_Exercise_
Reproduce every line of the listing as written, apart from the pictures.

_Material_
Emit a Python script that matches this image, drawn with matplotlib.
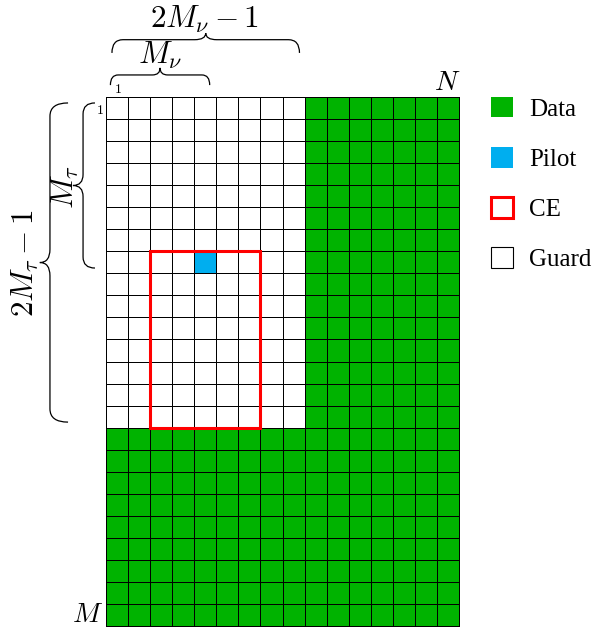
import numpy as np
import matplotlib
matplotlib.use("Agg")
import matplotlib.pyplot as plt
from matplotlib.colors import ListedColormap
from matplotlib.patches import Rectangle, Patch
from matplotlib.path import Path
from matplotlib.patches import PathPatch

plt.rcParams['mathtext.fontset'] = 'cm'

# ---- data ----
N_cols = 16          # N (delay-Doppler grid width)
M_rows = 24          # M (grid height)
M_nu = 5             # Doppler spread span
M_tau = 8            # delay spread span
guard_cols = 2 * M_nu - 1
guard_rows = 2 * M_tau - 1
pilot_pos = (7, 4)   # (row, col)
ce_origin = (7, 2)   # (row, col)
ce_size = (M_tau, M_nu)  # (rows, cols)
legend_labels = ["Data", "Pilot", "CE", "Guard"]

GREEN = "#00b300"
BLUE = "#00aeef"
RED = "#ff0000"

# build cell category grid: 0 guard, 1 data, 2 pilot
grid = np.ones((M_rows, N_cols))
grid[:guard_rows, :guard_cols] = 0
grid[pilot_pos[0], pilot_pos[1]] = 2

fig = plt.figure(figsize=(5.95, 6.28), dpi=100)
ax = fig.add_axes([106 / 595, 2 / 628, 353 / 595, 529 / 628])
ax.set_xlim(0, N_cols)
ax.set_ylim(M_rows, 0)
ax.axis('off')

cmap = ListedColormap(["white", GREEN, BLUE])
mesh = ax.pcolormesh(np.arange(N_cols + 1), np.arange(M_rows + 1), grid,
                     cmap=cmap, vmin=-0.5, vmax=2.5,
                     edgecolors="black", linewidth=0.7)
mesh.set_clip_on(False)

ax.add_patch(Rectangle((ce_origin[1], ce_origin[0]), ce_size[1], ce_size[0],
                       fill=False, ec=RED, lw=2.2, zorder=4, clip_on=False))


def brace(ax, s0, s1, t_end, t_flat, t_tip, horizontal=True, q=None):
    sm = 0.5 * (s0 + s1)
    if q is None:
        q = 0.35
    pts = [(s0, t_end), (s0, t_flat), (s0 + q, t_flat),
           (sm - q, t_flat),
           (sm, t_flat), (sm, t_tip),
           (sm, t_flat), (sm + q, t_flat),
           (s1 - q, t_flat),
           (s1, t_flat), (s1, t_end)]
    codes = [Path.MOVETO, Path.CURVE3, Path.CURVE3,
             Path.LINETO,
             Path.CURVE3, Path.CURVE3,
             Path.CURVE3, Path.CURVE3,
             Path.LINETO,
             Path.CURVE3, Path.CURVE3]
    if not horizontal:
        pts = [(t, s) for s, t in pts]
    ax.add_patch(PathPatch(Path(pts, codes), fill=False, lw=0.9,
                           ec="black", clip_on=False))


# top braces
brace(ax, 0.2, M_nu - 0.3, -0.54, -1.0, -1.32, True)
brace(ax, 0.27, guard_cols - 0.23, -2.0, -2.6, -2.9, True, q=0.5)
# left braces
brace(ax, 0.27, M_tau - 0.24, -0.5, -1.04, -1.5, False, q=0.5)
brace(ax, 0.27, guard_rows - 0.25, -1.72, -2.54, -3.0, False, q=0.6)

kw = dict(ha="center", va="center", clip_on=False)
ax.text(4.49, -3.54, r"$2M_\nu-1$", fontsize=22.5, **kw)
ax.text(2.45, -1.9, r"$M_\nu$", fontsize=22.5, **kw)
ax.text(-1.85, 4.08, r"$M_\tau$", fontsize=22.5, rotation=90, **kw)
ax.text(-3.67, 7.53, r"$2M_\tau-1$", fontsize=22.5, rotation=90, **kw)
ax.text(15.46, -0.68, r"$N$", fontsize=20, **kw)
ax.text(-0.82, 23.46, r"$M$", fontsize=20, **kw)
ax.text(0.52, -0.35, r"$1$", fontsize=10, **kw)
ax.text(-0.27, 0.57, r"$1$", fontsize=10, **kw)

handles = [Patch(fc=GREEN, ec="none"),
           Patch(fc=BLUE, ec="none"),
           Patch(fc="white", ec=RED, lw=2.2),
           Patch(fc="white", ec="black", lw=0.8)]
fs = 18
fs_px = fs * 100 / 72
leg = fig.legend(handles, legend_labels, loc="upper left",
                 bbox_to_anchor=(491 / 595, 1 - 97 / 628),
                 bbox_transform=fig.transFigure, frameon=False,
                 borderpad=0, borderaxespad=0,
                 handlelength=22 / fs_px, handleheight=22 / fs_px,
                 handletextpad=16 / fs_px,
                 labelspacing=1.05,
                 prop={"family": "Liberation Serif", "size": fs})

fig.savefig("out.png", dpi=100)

_Task answer_
Emit a Python script that matches this image, drawn with matplotlib.
import numpy as np
import matplotlib
matplotlib.use("Agg")
import matplotlib.pyplot as plt
from matplotlib.colors import ListedColormap
from matplotlib.patches import Rectangle, Patch
from matplotlib.path import Path
from matplotlib.patches import PathPatch

plt.rcParams['mathtext.fontset'] = 'cm'

# ---- data ----
N_cols = 16          # N (delay-Doppler grid width)
M_rows = 24          # M (grid height)
M_nu = 5             # Doppler spread span
M_tau = 8            # delay spread span
guard_cols = 2 * M_nu - 1
guard_rows = 2 * M_tau - 1
pilot_pos = (7, 4)   # (row, col)
ce_origin = (7, 2)   # (row, col)
ce_size = (M_tau, M_nu)  # (rows, cols)
legend_labels = ["Data", "Pilot", "CE", "Guard"]

GREEN = "#00b300"
BLUE = "#00aeef"
RED = "#ff0000"

# build cell category grid: 0 guard, 1 data, 2 pilot
grid = np.ones((M_rows, N_cols))
grid[:guard_rows, :guard_cols] = 0
grid[pilot_pos[0], pilot_pos[1]] = 2

fig = plt.figure(figsize=(5.95, 6.28), dpi=100)
ax = fig.add_axes([106 / 595, 2 / 628, 353 / 595, 529 / 628])
ax.set_xlim(0, N_cols)
ax.set_ylim(M_rows, 0)
ax.axis('off')

cmap = ListedColormap(["white", GREEN, BLUE])
mesh = ax.pcolormesh(np.arange(N_cols + 1), np.arange(M_rows + 1), grid,
                     cmap=cmap, vmin=-0.5, vmax=2.5,
                     edgecolors="black", linewidth=0.7)
mesh.set_clip_on(False)

ax.add_patch(Rectangle((ce_origin[1], ce_origin[0]), ce_size[1], ce_size[0],
                       fill=False, ec=RED, lw=2.2, zorder=4, clip_on=False))


def brace(ax, s0, s1, t_end, t_flat, t_tip, horizontal=True, q=None):
    sm = 0.5 * (s0 + s1)
    if q is None:
        q = 0.35
    pts = [(s0, t_end), (s0, t_flat), (s0 + q, t_flat),
           (sm - q, t_flat),
           (sm, t_flat), (sm, t_tip),
           (sm, t_flat), (sm + q, t_flat),
           (s1 - q, t_flat),
           (s1, t_flat), (s1, t_end)]
    codes = [Path.MOVETO, Path.CURVE3, Path.CURVE3,
             Path.LINETO,
             Path.CURVE3, Path.CURVE3,
             Path.CURVE3, Path.CURVE3,
             Path.LINETO,
             Path.CURVE3, Path.CURVE3]
    if not horizontal:
        pts = [(t, s) for s, t in pts]
    ax.add_patch(PathPatch(Path(pts, codes), fill=False, lw=0.9,
                           ec="black", clip_on=False))


# top braces
brace(ax, 0.2, M_nu - 0.3, -0.54, -1.0, -1.32, True)
brace(ax, 0.27, guard_cols - 0.23, -2.0, -2.6, -2.9, True, q=0.5)
# left braces
brace(ax, 0.27, M_tau - 0.24, -0.5, -1.04, -1.5, False, q=0.5)
brace(ax, 0.27, guard_rows - 0.25, -1.72, -2.54, -3.0, False, q=0.6)

kw = dict(ha="center", va="center", clip_on=False)
ax.text(4.49, -3.54, r"$2M_\nu-1$", fontsize=22.5, **kw)
ax.text(2.45, -1.9, r"$M_\nu$", fontsize=22.5, **kw)
ax.text(-1.85, 4.08, r"$M_\tau$", fontsize=22.5, rotation=90, **kw)
ax.text(-3.67, 7.53, r"$2M_\tau-1$", fontsize=22.5, rotation=90, **kw)
ax.text(15.46, -0.68, r"$N$", fontsize=20, **kw)
ax.text(-0.82, 23.46, r"$M$", fontsize=20, **kw)
ax.text(0.52, -0.35, r"$1$", fontsize=10, **kw)
ax.text(-0.27, 0.57, r"$1$", fontsize=10, **kw)

handles = [Patch(fc=GREEN, ec="none"),
           Patch(fc=BLUE, ec="none"),
           Patch(fc="white", ec=RED, lw=2.2),
           Patch(fc="white", ec="black", lw=0.8)]
fs = 18
fs_px = fs * 100 / 72
leg = fig.legend(handles, legend_labels, loc="upper left",
                 bbox_to_anchor=(491 / 595, 1 - 97 / 628),
                 bbox_transform=fig.transFigure, frameon=False,
                 borderpad=0, borderaxespad=0,
                 handlelength=22 / fs_px, handleheight=22 / fs_px,
                 handletextpad=16 / fs_px,
                 labelspacing=1.05,
                 prop={"family": "Liberation Serif", "size": fs})

fig.savefig("out.png", dpi=100)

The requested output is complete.